## [TASK INSTRUCTIONS]
Using the records provided below, locate and copy each line that contains the word "this".

## [RECORD EXCERPTS]
— Begin —

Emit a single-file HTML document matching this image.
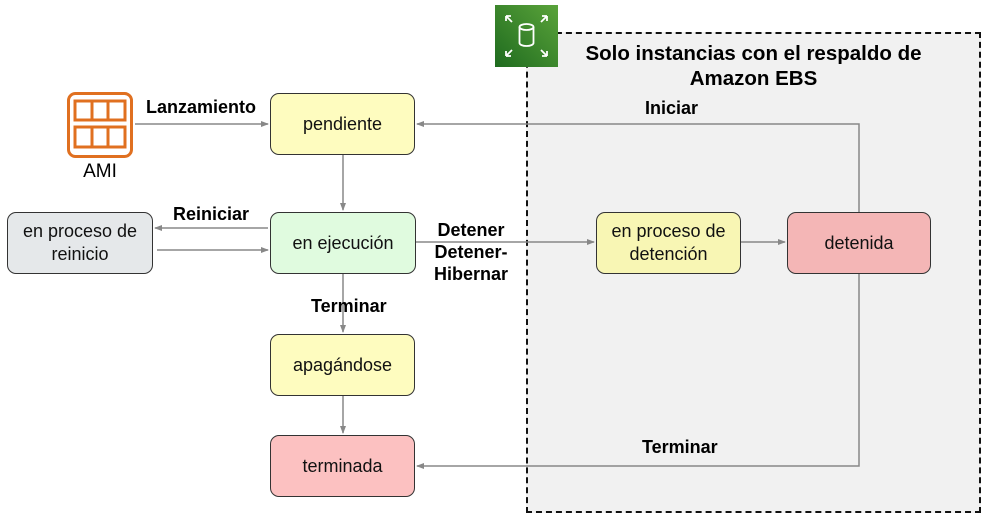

— End —
— Begin —

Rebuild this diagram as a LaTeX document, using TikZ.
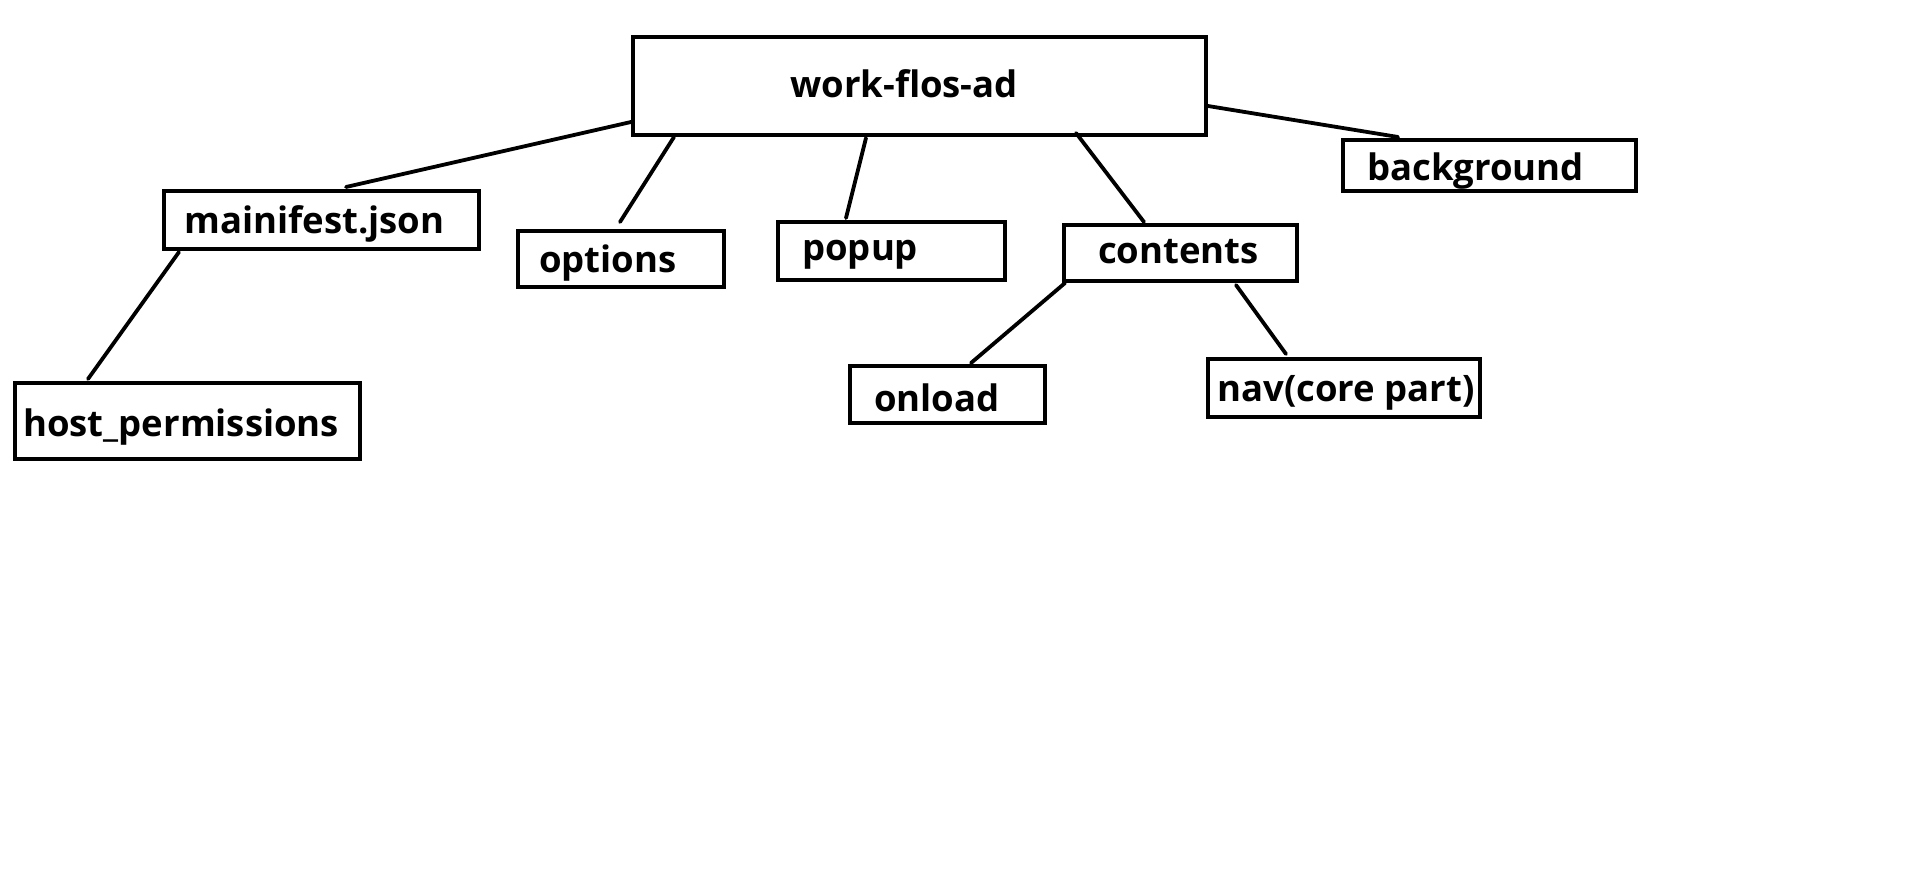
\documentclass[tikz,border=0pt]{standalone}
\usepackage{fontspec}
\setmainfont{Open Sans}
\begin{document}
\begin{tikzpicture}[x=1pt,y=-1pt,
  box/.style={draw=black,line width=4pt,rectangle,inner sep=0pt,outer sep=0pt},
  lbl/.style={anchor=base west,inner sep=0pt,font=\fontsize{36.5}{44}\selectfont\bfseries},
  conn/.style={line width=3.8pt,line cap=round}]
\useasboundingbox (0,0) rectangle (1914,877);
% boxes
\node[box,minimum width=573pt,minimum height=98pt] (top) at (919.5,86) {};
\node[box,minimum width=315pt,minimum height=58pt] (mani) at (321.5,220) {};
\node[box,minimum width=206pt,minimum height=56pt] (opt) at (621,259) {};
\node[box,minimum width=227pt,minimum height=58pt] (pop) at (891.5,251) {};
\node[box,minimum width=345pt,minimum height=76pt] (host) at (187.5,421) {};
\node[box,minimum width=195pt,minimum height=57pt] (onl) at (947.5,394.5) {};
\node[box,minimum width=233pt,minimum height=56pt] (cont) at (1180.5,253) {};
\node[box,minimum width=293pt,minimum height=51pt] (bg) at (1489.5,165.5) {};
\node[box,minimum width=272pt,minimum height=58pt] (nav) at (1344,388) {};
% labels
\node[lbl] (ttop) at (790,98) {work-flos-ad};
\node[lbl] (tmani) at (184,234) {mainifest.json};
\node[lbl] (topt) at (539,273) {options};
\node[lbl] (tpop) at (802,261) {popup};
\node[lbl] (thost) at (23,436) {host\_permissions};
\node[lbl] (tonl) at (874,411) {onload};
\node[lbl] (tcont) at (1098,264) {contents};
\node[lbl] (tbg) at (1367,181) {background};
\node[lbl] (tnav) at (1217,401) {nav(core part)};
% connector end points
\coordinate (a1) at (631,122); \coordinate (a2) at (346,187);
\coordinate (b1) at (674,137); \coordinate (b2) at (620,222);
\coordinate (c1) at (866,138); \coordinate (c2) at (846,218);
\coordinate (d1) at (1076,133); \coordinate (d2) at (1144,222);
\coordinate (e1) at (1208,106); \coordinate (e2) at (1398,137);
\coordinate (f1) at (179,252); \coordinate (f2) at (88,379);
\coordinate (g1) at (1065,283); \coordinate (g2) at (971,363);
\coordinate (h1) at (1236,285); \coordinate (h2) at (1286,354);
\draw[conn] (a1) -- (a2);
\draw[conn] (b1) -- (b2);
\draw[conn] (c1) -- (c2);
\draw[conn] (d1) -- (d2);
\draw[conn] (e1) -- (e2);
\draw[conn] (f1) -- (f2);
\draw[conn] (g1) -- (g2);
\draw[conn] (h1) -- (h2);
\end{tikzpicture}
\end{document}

— End —

## [THE COMPLETED TASK]
Emit a single-file HTML document matching this image.
Rebuild this diagram as a LaTeX document, using TikZ.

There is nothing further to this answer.